Best Practices for Homework, Exams, and Real Data

When working under time pressure, first identify the parameter: mean or proportion. Next identify what sample information you have: raw data, summary statistics, or counts. Then choose the proper TI-84 tool or this calculator. Finally, write your answer in complete statistical language. For example, “The best estimate of the population mean is 72.4” or “The best estimate of the population proportion is 0.62.” If the problem asks for more, include the interval and confidence level.

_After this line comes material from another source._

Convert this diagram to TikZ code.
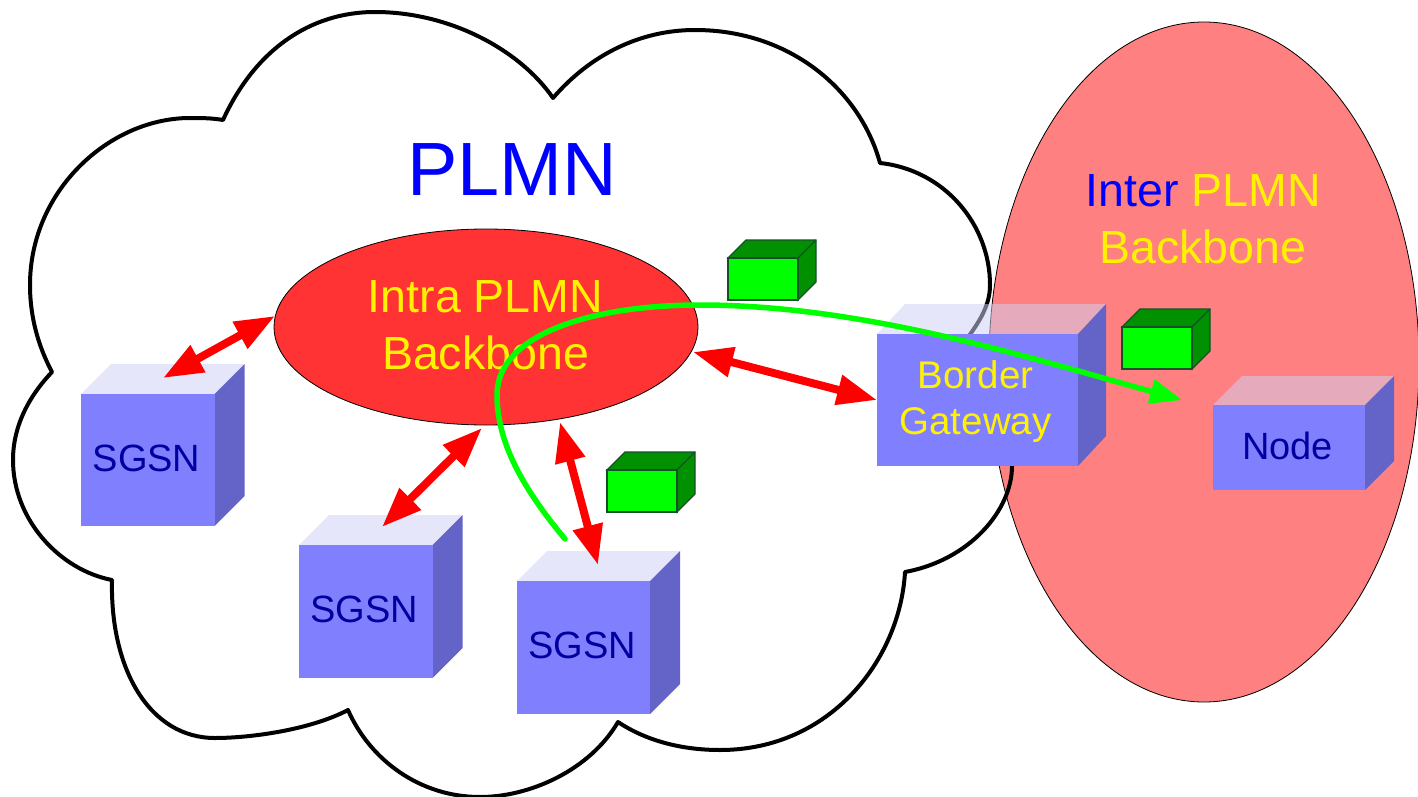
\documentclass[tikz,border=0pt]{standalone}
\usepackage{fontspec}
\setmainfont{Liberation Sans}
\usetikzlibrary{arrows.meta,shapes.geometric}
\definecolor{pinkfill}{RGB}{255,128,128}
\definecolor{redfill}{RGB}{255,51,51}
\definecolor{cubefront}{RGB}{128,128,255}
\definecolor{cubeside}{RGB}{100,100,200}
\definecolor{cubetop}{RGB}{208,208,245}
\definecolor{darktext}{RGB}{0,0,160}
\definecolor{pktdark}{RGB}{0,144,0}
\definecolor{pktline}{RGB}{20,80,40}
\definecolor{lime}{RGB}{0,255,0}
\newcommand{\fsz}[1]{\fontsize{#1}{#1}\selectfont}
\tikzset{
  x=1pt,y=-1pt,
  redarrow/.style={red,line width=8pt,{Triangle[length=40pt,width=29pt]}-{Triangle[length=40pt,width=29pt]}},
  greenarrow/.style={lime,line width=5.5pt,line cap=round,-{Triangle[length=32pt,width=24pt]}},
  cubebox/.style={fill=cubefront,inner sep=0pt,outer sep=0pt,anchor=north west},
  pktbox/.style={fill=lime,draw=pktline,line width=1.2pt,inner sep=0pt,outer sep=0pt,anchor=north west},
  lab/.style={inner sep=0pt,align=center},
  cubelab/.style={lab,text=darktext,font=\fsz{38}},
}
% #1 name, #2 x, #3 y, #4 w, #5 h, #6 dx, #7 dy
\newcommand{\cubeat}[7]{%
  \fill[cubetop,opacity=.53] (#2,#3) -- ++(#6,-#7) -- ++(#4,0) -- ++(-#6,#7) -- cycle;
  \fill[cubeside] (#2+#4,#3) -- ++(#6,-#7) -- ++(0,#5) -- ++(-#6,#7) -- cycle;
  \node[cubebox,minimum width=#4pt,minimum height=#5pt] (#1) at (#2,#3) {};
}
\newcommand{\pktat}[3]{%
  \fill[pktdark,draw=pktline,line width=1.2pt] (#2,#3) -- ++(18,-18) -- ++(70,0) -- ++(0,42) -- ++(-18,18) -- ++(0,-42) -- ++(-70,0) -- cycle;
  \node[pktbox,minimum width=70pt,minimum height=42pt] (#1) at (#2,#3) {};
  \draw[pktline,line width=1.2pt] (#1.north east) -- ++(18,-18);
}
\begin{document}
\begin{tikzpicture}
\useasboundingbox (0,0) rectangle (1418,797);
\node[draw=black,line width=.8pt,fill=pinkfill,ellipse,minimum width=430pt,minimum height=680pt,inner sep=0pt,outer sep=0pt] (inter) at (1204,362) {};
\draw[black,line width=4pt,line join=round]
 (223,120) .. controls (255,50) and (310,12) .. (375,12) .. controls (450,12) and (520,50) .. (553,98)
 .. controls (590,55) and (640,30) .. (695,30) .. controls (790,30) and (860,90) .. (880,163)
 .. controls (945,170) and (990,225) .. (990,285) .. controls (990,305) and (980,322) .. (962,345)
 .. controls (995,390) and (1012,430) .. (1012,466) .. controls (1012,510) and (970,560) .. (905,572)
 .. controls (900,660) and (830,750) .. (720,750) .. controls (680,750) and (645,740) .. (618,722)
 .. controls (590,770) and (530,797) .. (480,797) .. controls (420,797) and (370,760) .. (348,710)
 .. controls (310,730) and (250,738) .. (215,738) .. controls (150,738) and (110,670) .. (112,580)
 .. controls (60,570) and (13,520) .. (13,460) .. controls (13,425) and (30,395) .. (52,372)
 .. controls (35,340) and (30,310) .. (30,285) .. controls (30,190) and (110,118) .. (190,118) .. controls (200,118) and (212,118) .. (223,120) -- cycle;
\node[draw=black,line width=.8pt,fill=redfill,ellipse,minimum width=424pt,minimum height=196pt,inner sep=0pt,outer sep=0pt] (intra) at (486,327) {};
\node[lab,text=blue,font=\fsz{75.5}] (plmn) at (512,170) {PLMN};
\node[lab,text=yellow,font=\fsz{46.5}] (intralab) at (485.5,325) {Intra PLMN\\[11pt]Backbone};
\node[lab,text=yellow,font=\fsz{46.5}] (interlab) at (1203,219) {\textcolor{blue}{Inter} PLMN\\[11pt]Backbone};
\cubeat{sgsna}{81}{394}{133.5}{132}{30}{30}
\cubeat{sgsnb}{299}{545}{133.5}{133}{30}{30}
\cubeat{sgsnc}{517}{581}{133}{133}{30}{30}
\cubeat{border}{877}{334}{201}{132}{28}{30}
\cubeat{nodebox}{1213}{405}{152}{85}{29}{29}
\node[cubelab] (sgsnalab) at (146.5,458) {SGSN};
\node[cubelab] (sgsnblab) at (364,609) {SGSN};
\node[cubelab] (sgsnclab) at (582,645) {SGSN};
\node[cubelab,text=yellow,font=\fsz{38.5}] (borderlab) at (975.5,401.5) {Border\\[7.5pt]Gateway};
\node[cubelab] (nodelab) at (1287.5,446) {Node};
\pktat{pkta}{728}{258}
\pktat{pktb}{1122}{327}
\pktat{pktc}{607}{470}
\coordinate (a1) at (275,316); \coordinate (a2) at (163,378);
\coordinate (b1) at (482,428); \coordinate (b2) at (382,527);
\coordinate (c1) at (560,422); \coordinate (c2) at (598,565);
\coordinate (d1) at (693,352); \coordinate (d2) at (877,400);
\coordinate (gs) at (565,539); \coordinate (gm) at (700,305); \coordinate (ge) at (1182,400);
\draw[redarrow] (a1) -- (a2);
\draw[redarrow] (b1) -- (b2);
\draw[redarrow] (c1) -- (c2);
\draw[redarrow] (d1) -- (d2);
\draw[greenarrow] (gs) .. controls (520,485) and (497,440) .. (497,395) .. controls (497,335) and (590,305) .. (gm) .. controls (860,305) and (1020,355) .. (ge);
\end{tikzpicture}
\end{document}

For real-world data, always ask whether the sample was random and whether the assumptions behind the interval are reasonable. A calculator can perform arithmetic perfectly, but good statistical judgment still depends on data quality and study design. That is why the strongest students not only know which buttons to press, but also understand why the method fits the situation.

Final Takeaway

If you remember just one thing, remember this: on a TI-84, the best estimate is the sample statistic that corresponds to the population parameter you are trying to learn about. For means, it is x̄. For proportions, it is p̂. Confidence intervals add context, but they do not replace the point estimate. Use the calculator above when you want speed, clarity, and an immediate chart, then use your TI-84 procedure to reinforce the underlying statistical logic.

Pro tip: If your teacher asks for the “best estimate from the confidence interval,” use the midpoint of the interval. It will match the point estimate in standard one-sample interval procedures.